Letters to the Editor

Letters to the Editor: June 28

Lexington needs livelier July 4 parade this year

Why can't Lexington have a decent Independence Day parade? There are so many wonderful participants we could have in our downtown parade. Instead, our city's parade has just become a collection of politicians, business advertisements and other groups who want to be noticed. Lexington's parade fails to demonstrate the good qualities we have.

We have many institutions in Lexington to be proud of. We could have the wonderful high school bands in our parade. The Boy Scouts and Girl Scouts could march. Our beloved veterans, military personel and police could come out in full force.

In addition, we have many actors from Lexington who could put on a great float. I would also like to see our hardworking mayor and city council proudly escorted down Main Street. How about inviting some well-known Lexington authors, athletes and celebrities?

Brenda Henderson


Warped thinking

One sees warning labels on pill boxes, propane tanks and chainsaws even though we know that pills don't kill, propane tanks don't blow off their tops, or that chainsaws don't maim without some action.

But let someone suggest similar cautioning on a gun, and all hell breaks loose. A man wraps the Constitution around the most lethal weapon he can find and claims the right to own it. Even to conceal and carry it anywhere he chooses because it is vital to his life, liberty and pursuit of happiness. He asserts his right over other rights guaranteed to every other. He defies the very spirit of the flag he waves and the document that defines the integrity of our democracy.

Theoretically, our republic has Congress and the Supreme Court to ensure justice. Today, however, Congress is so dedicated to self-perpetuation that it rarely responds to the voices of the people — unless they are backed with significant amounts of money.

Members of the Supreme Court enjoy life tenure in their lofty benches, disclosing split personalities on almost every case they deign to hear. If those venerable patriots who fashioned the Constitution were alive today, how would they interpret this farce?

The court has gone so far as to give rights to corporations by taking away the rights given to men. No Picasso painting could approach the madness seen here.

Robert Heidel


Not exactly saints

If there is one thing I think we can agree on, it is that those who hold government jobs are not saints. That being said, why would anyone want to entrust them with power over us, the citizenry. It makes absolutely no sense.

Many people are taught in school throughout their lives to support the government at all times, no matter what crimes they commit. Why let them determine who can own a gun?

Abuses of power are common-place and the power-mad crazies in charge are quite dangerous to the citizenry.
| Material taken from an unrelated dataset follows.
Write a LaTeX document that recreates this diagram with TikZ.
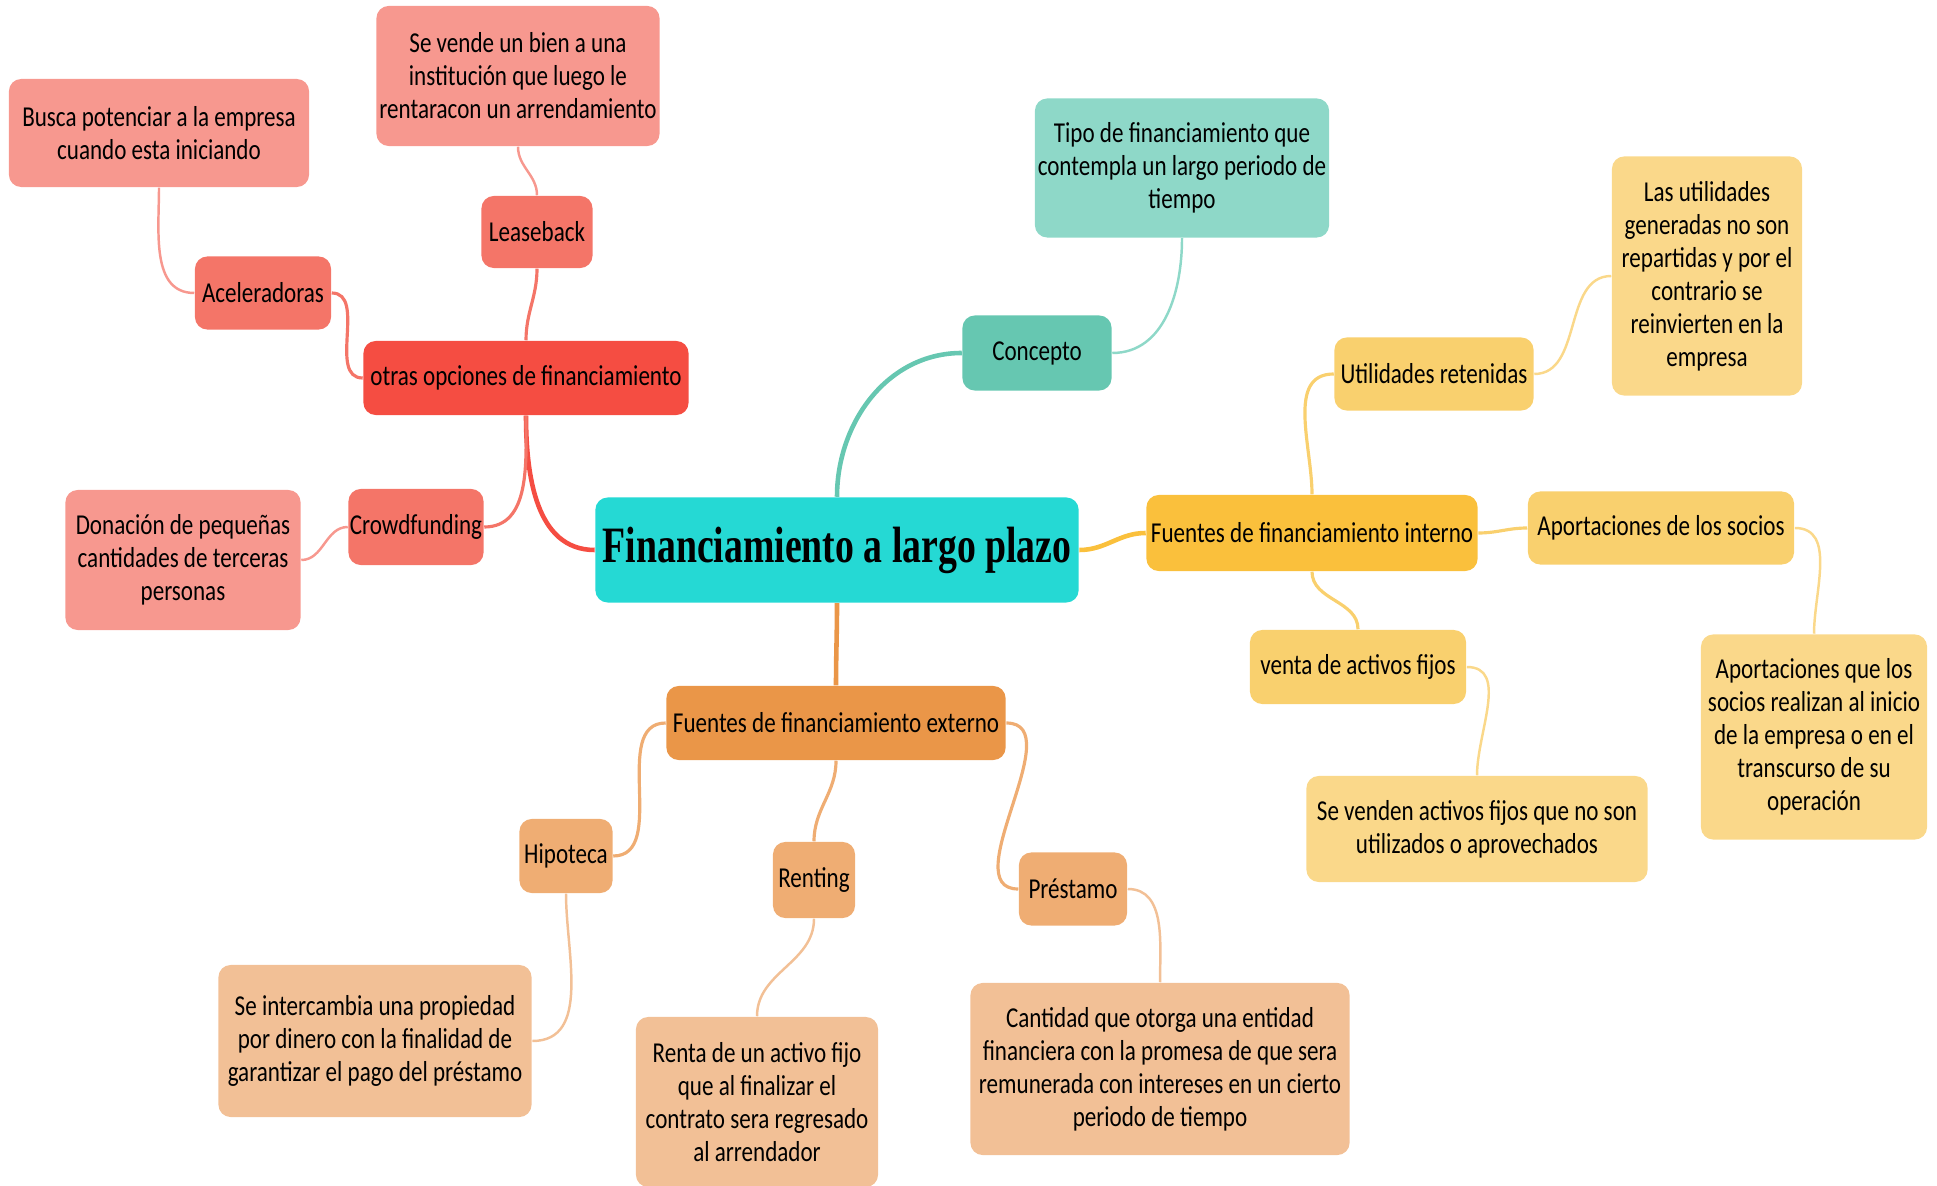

The power elite who want to limit guns from falling into the hands of criminals or the mentally ill don't realize that they are worst criminals themselves.

Doug Lindeman


Encouraging news

President Barack Obama gave an encouraging speech in Berlin to the people of the world. I had initially intended to criticize the Beshear administration's handling of the coal severance tax money, but I was instead inspired by a number of positive stories in the news.

In light of Iran's election of a much more moderate president in the cleric Hassan Rowhani, I am encouraged that this could be a positive for the Middle East.

Recent news that the Taliban has indicated it is open to negotiations with the West also gives me hope for more peace and stability in the world. I am sure I am not the only one who was praying for events such as these to take place.

In no way do I wish to diminish efforts by government agencies to negotiate peaceful solutions to the world's problems.

But I am very optimistic that, with God's help, we may be able to accomplish some of the things we have considered impossible.

Ed Cunningham


Classical renaissance

I love classical music but can't attend concerts. I've listened to Central Kentucky classical music FM radio, averaging two hours a day, since 1995.

Before Scott Terrell was appointed director, I turned the Lexington Philharmonic off whenever it came on. I particularly tried to make sure my out-of-town visitors didn't hear it. It was an embarrassment.

Now I thoroughly enjoy the Philharmonic. Terrell has improved the orchestra from abysmal to on par with the one in Buffalo, N.Y.

The orchestra owes him thanks. Lexington owes him thanks — and so I thank him.